◆ PROVIDED DATA:
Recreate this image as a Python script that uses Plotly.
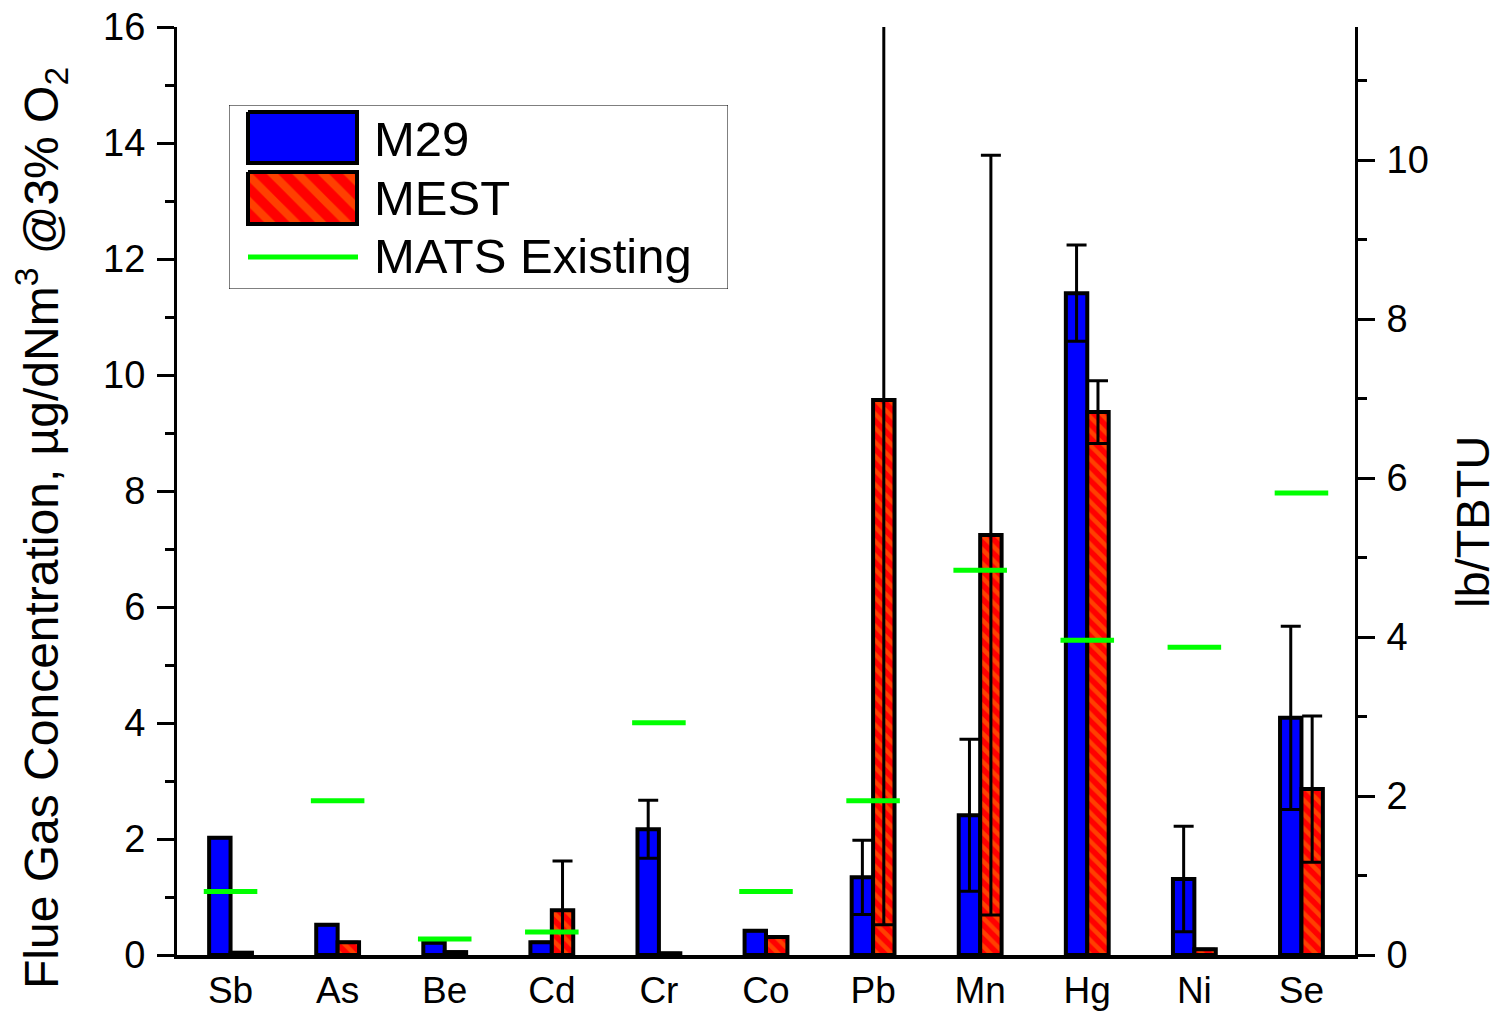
import plotly.graph_objects as go

# ---------------- data ----------------
elements = ["Sb", "As", "Be", "Cd", "Cr", "Co", "Pb", "Mn", "Hg", "Ni", "Se"]
# flue gas concentration, ug/dNm3 @3% O2 (left axis)
m29 = [2.02, 0.52, 0.21, 0.22, 2.17, 0.42, 1.34, 2.41, 11.41, 1.31, 4.09]
m29_err = [None, None, None, None, 0.50, None, 0.64, 1.31, 0.83, 0.91, 1.58]
mest = [0.04, 0.22, 0.05, 0.77, 0.03, 0.31, 9.57, 7.24, 9.36, 0.10, 2.86]
mest_err = [None, None, None, 0.85, None, None, 9.05, 6.55, 0.54, None, 1.26]
# MATS existing-unit limits, lb/TBTU (right axis)
mats_existing = [0.80, 1.94, 0.20, 0.29, 2.92, 0.80, 1.94, 4.84, 3.96, 3.87, 5.81]

left_ticks = [0, 2, 4, 6, 8, 10, 12, 14, 16]
right_ticks = [0, 2, 4, 6, 8, 10]
left_max = 16
right_max = 11.673

FONT = "Liberation Sans, Arial, sans-serif"
BLUE = "#0000FF"
RED = "#FF0000"
ORANGE = "#FF8000"
GREEN = "#00FF00"

idx = list(range(len(elements)))

fig = go.Figure()

fig.add_trace(go.Bar(
    x=idx, y=m29, name="M29", offsetgroup="a", width=0.2,
    marker=dict(color=BLUE, line=dict(color="black", width=4)),
    error_y=dict(type="data", array=m29_err, visible=True,
                 color="black", thickness=3, width=10),
    showlegend=False,
))
fig.add_trace(go.Bar(
    x=idx, y=mest, name="MEST", offsetgroup="b", width=0.2,
    marker=dict(color=RED, line=dict(color="black", width=4),
                pattern=dict(shape="\\", bgcolor=RED, fgcolor=ORANGE,
                             size=10, solidity=0.45)),
    error_y=dict(type="data", array=mest_err, visible=True,
                 color="black", thickness=3, width=10),
    showlegend=False,
))

# MATS Existing horizontal segments (right axis, lb/TBTU)
lx, ly = [], []
for i, v in zip(idx, mats_existing):
    lx += [i - 0.25, i + 0.25, None]
    ly += [v, v, None]
fig.add_trace(go.Scatter(
    x=lx, y=ly, yaxis="y2", mode="lines", name="MATS Existing",
    line=dict(color=GREEN, width=5), showlegend=False,
))

# -------- custom legend (drawn on a helper axis pair in pixel-like units) --------
fig.add_trace(go.Scatter(
    x=[248, 357, 357, 248, 248], y=[112, 112, 163, 163, 112],
    xaxis="x3", yaxis="y3", mode="lines", fill="toself",
    fillcolor=BLUE, line=dict(color="black", width=4),
    showlegend=False, hoverinfo="skip",
))
fig.add_trace(go.Scatter(
    x=[248, 357, 357, 248, 248], y=[172, 172, 224, 224, 172],
    xaxis="x3", yaxis="y3", mode="lines", fill="toself",
    fillcolor=RED,
    fillpattern=dict(shape="\\", bgcolor=RED, fgcolor=ORANGE, size=18, solidity=0.45),
    line=dict(color="black", width=4),
    showlegend=False, hoverinfo="skip",
))
fig.add_trace(go.Scatter(
    x=[248, 358], y=[257, 257], xaxis="x3", yaxis="y3", mode="lines",
    line=dict(color=GREEN, width=5), showlegend=False, hoverinfo="skip",
))

legend_labels = ["M29", "MEST", "MATS Existing"]
legend_y = [138.5, 197.5, 256]
annotations = []
for t, yy in zip(legend_labels, legend_y):
    annotations.append(dict(
        text=t, x=372, y=yy, xref="x3", yref="y3", xanchor="left", yanchor="middle",
        showarrow=False, font=dict(family=FONT, size=49, color="black"),
    ))

# axis titles as rotated annotations
annotations.append(dict(
    text="Flue Gas Concentration, µg/dNm<sup>3</sup> @3% O<sub>2</sub>",
    textangle=-90, x=(41 - 177) / 1178, y=(955 - 528) / 928,
    xref="paper", yref="paper", xanchor="center", yanchor="middle",
    showarrow=False, font=dict(family=FONT, size=48, color="black"),
))
annotations.append(dict(
    text="lb/TBTU",
    textangle=-90, x=(1472 - 177) / 1178, y=(955 - 522) / 928,
    xref="paper", yref="paper", xanchor="center", yanchor="middle",
    showarrow=False, font=dict(family=FONT, size=47, color="black"),
))

fig.update_layout(
    width=1501, height=1015,
    margin=dict(l=177, r=146, t=27, b=60, autoexpand=False),
    paper_bgcolor="white", plot_bgcolor="white",
    barmode="group", bargap=0.6, bargroupgap=0,
    showlegend=False,
    font=dict(family=FONT, size=37, color="black"),
    annotations=annotations,
    shapes=[dict(type="rect", xref="x3", yref="y3", x0=229, x1=728, y0=105, y1=289,
                 line=dict(color="black", width=1), fillcolor="rgba(0,0,0,0)")],
    xaxis=dict(
        range=[-0.5, 10.5], tickmode="array", tickvals=idx, ticktext=elements,
        showline=True, linecolor="black", linewidth=4, ticks="",
        showgrid=False, zeroline=False, tickfont=dict(size=37), automargin=False,
    ),
    yaxis=dict(
        range=[0, left_max], tickmode="array", tickvals=left_ticks,
        showline=True, linecolor="black", linewidth=3,
        ticks="outside", ticklen=17, tickwidth=3, tickcolor="black",
        minor=dict(ticks="outside", ticklen=9, tickwidth=3, tickcolor="black", dtick=1, showgrid=False),
        showgrid=False, zeroline=False, tickfont=dict(size=38), automargin=False,
        ticklabelstandoff=4,
    ),
    yaxis2=dict(
        overlaying="y", side="right", anchor="x",
        range=[0, right_max], tickmode="array", tickvals=right_ticks,
        showline=True, linecolor="black", linewidth=3,
        ticks="outside", ticklen=17, tickwidth=3, tickcolor="black",
        minor=dict(ticks="outside", ticklen=9, tickwidth=3, tickcolor="black", dtick=1, showgrid=False),
        showgrid=False, zeroline=False, tickfont=dict(size=38), automargin=False,
        ticklabelstandoff=4,
    ),
    xaxis3=dict(domain=[(229 - 177) / 1178, (728 - 177) / 1178], range=[229, 728],
                anchor="y3", visible=False, fixedrange=True, automargin=False),
    yaxis3=dict(domain=[(955 - 289) / 928, (955 - 105) / 928], range=[289, 105],
                anchor="x3", visible=False, fixedrange=True, automargin=False),
)

fig.write_html(
    "out.html",
    config={"displayModeBar": False},
    post_script="document.body.style.margin='0px';document.body.style.padding='0px';",
)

◆ GIVEN EXERCISE: Repeat verbatim all the material, but not the pictures.

◆ RESPONSE TO THE TASK:
Recreate this image as a Python script that uses Plotly.
import plotly.graph_objects as go

# ---------------- data ----------------
elements = ["Sb", "As", "Be", "Cd", "Cr", "Co", "Pb", "Mn", "Hg", "Ni", "Se"]
# flue gas concentration, ug/dNm3 @3% O2 (left axis)
m29 = [2.02, 0.52, 0.21, 0.22, 2.17, 0.42, 1.34, 2.41, 11.41, 1.31, 4.09]
m29_err = [None, None, None, None, 0.50, None, 0.64, 1.31, 0.83, 0.91, 1.58]
mest = [0.04, 0.22, 0.05, 0.77, 0.03, 0.31, 9.57, 7.24, 9.36, 0.10, 2.86]
mest_err = [None, None, None, 0.85, None, None, 9.05, 6.55, 0.54, None, 1.26]
# MATS existing-unit limits, lb/TBTU (right axis)
mats_existing = [0.80, 1.94, 0.20, 0.29, 2.92, 0.80, 1.94, 4.84, 3.96, 3.87, 5.81]

left_ticks = [0, 2, 4, 6, 8, 10, 12, 14, 16]
right_ticks = [0, 2, 4, 6, 8, 10]
left_max = 16
right_max = 11.673

FONT = "Liberation Sans, Arial, sans-serif"
BLUE = "#0000FF"
RED = "#FF0000"
ORANGE = "#FF8000"
GREEN = "#00FF00"

idx = list(range(len(elements)))

fig = go.Figure()

fig.add_trace(go.Bar(
    x=idx, y=m29, name="M29", offsetgroup="a", width=0.2,
    marker=dict(color=BLUE, line=dict(color="black", width=4)),
    error_y=dict(type="data", array=m29_err, visible=True,
                 color="black", thickness=3, width=10),
    showlegend=False,
))
fig.add_trace(go.Bar(
    x=idx, y=mest, name="MEST", offsetgroup="b", width=0.2,
    marker=dict(color=RED, line=dict(color="black", width=4),
                pattern=dict(shape="\\", bgcolor=RED, fgcolor=ORANGE,
                             size=10, solidity=0.45)),
    error_y=dict(type="data", array=mest_err, visible=True,
                 color="black", thickness=3, width=10),
    showlegend=False,
))

# MATS Existing horizontal segments (right axis, lb/TBTU)
lx, ly = [], []
for i, v in zip(idx, mats_existing):
    lx += [i - 0.25, i + 0.25, None]
    ly += [v, v, None]
fig.add_trace(go.Scatter(
    x=lx, y=ly, yaxis="y2", mode="lines", name="MATS Existing",
    line=dict(color=GREEN, width=5), showlegend=False,
))

# -------- custom legend (drawn on a helper axis pair in pixel-like units) --------
fig.add_trace(go.Scatter(
    x=[248, 357, 357, 248, 248], y=[112, 112, 163, 163, 112],
    xaxis="x3", yaxis="y3", mode="lines", fill="toself",
    fillcolor=BLUE, line=dict(color="black", width=4),
    showlegend=False, hoverinfo="skip",
))
fig.add_trace(go.Scatter(
    x=[248, 357, 357, 248, 248], y=[172, 172, 224, 224, 172],
    xaxis="x3", yaxis="y3", mode="lines", fill="toself",
    fillcolor=RED,
    fillpattern=dict(shape="\\", bgcolor=RED, fgcolor=ORANGE, size=18, solidity=0.45),
    line=dict(color="black", width=4),
    showlegend=False, hoverinfo="skip",
))
fig.add_trace(go.Scatter(
    x=[248, 358], y=[257, 257], xaxis="x3", yaxis="y3", mode="lines",
    line=dict(color=GREEN, width=5), showlegend=False, hoverinfo="skip",
))

legend_labels = ["M29", "MEST", "MATS Existing"]
legend_y = [138.5, 197.5, 256]
annotations = []
for t, yy in zip(legend_labels, legend_y):
    annotations.append(dict(
        text=t, x=372, y=yy, xref="x3", yref="y3", xanchor="left", yanchor="middle",
        showarrow=False, font=dict(family=FONT, size=49, color="black"),
    ))

# axis titles as rotated annotations
annotations.append(dict(
    text="Flue Gas Concentration, µg/dNm<sup>3</sup> @3% O<sub>2</sub>",
    textangle=-90, x=(41 - 177) / 1178, y=(955 - 528) / 928,
    xref="paper", yref="paper", xanchor="center", yanchor="middle",
    showarrow=False, font=dict(family=FONT, size=48, color="black"),
))
annotations.append(dict(
    text="lb/TBTU",
    textangle=-90, x=(1472 - 177) / 1178, y=(955 - 522) / 928,
    xref="paper", yref="paper", xanchor="center", yanchor="middle",
    showarrow=False, font=dict(family=FONT, size=47, color="black"),
))

fig.update_layout(
    width=1501, height=1015,
    margin=dict(l=177, r=146, t=27, b=60, autoexpand=False),
    paper_bgcolor="white", plot_bgcolor="white",
    barmode="group", bargap=0.6, bargroupgap=0,
    showlegend=False,
    font=dict(family=FONT, size=37, color="black"),
    annotations=annotations,
    shapes=[dict(type="rect", xref="x3", yref="y3", x0=229, x1=728, y0=105, y1=289,
                 line=dict(color="black", width=1), fillcolor="rgba(0,0,0,0)")],
    xaxis=dict(
        range=[-0.5, 10.5], tickmode="array", tickvals=idx, ticktext=elements,
        showline=True, linecolor="black", linewidth=4, ticks="",
        showgrid=False, zeroline=False, tickfont=dict(size=37), automargin=False,
    ),
    yaxis=dict(
        range=[0, left_max], tickmode="array", tickvals=left_ticks,
        showline=True, linecolor="black", linewidth=3,
        ticks="outside", ticklen=17, tickwidth=3, tickcolor="black",
        minor=dict(ticks="outside", ticklen=9, tickwidth=3, tickcolor="black", dtick=1, showgrid=False),
        showgrid=False, zeroline=False, tickfont=dict(size=38), automargin=False,
        ticklabelstandoff=4,
    ),
    yaxis2=dict(
        overlaying="y", side="right", anchor="x",
        range=[0, right_max], tickmode="array", tickvals=right_ticks,
        showline=True, linecolor="black", linewidth=3,
        ticks="outside", ticklen=17, tickwidth=3, tickcolor="black",
        minor=dict(ticks="outside", ticklen=9, tickwidth=3, tickcolor="black", dtick=1, showgrid=False),
        showgrid=False, zeroline=False, tickfont=dict(size=38), automargin=False,
        ticklabelstandoff=4,
    ),
    xaxis3=dict(domain=[(229 - 177) / 1178, (728 - 177) / 1178], range=[229, 728],
                anchor="y3", visible=False, fixedrange=True, automargin=False),
    yaxis3=dict(domain=[(955 - 289) / 928, (955 - 105) / 928], range=[289, 105],
                anchor="x3", visible=False, fixedrange=True, automargin=False),
)

fig.write_html(
    "out.html",
    config={"displayModeBar": False},
    post_script="document.body.style.margin='0px';document.body.style.padding='0px';",
)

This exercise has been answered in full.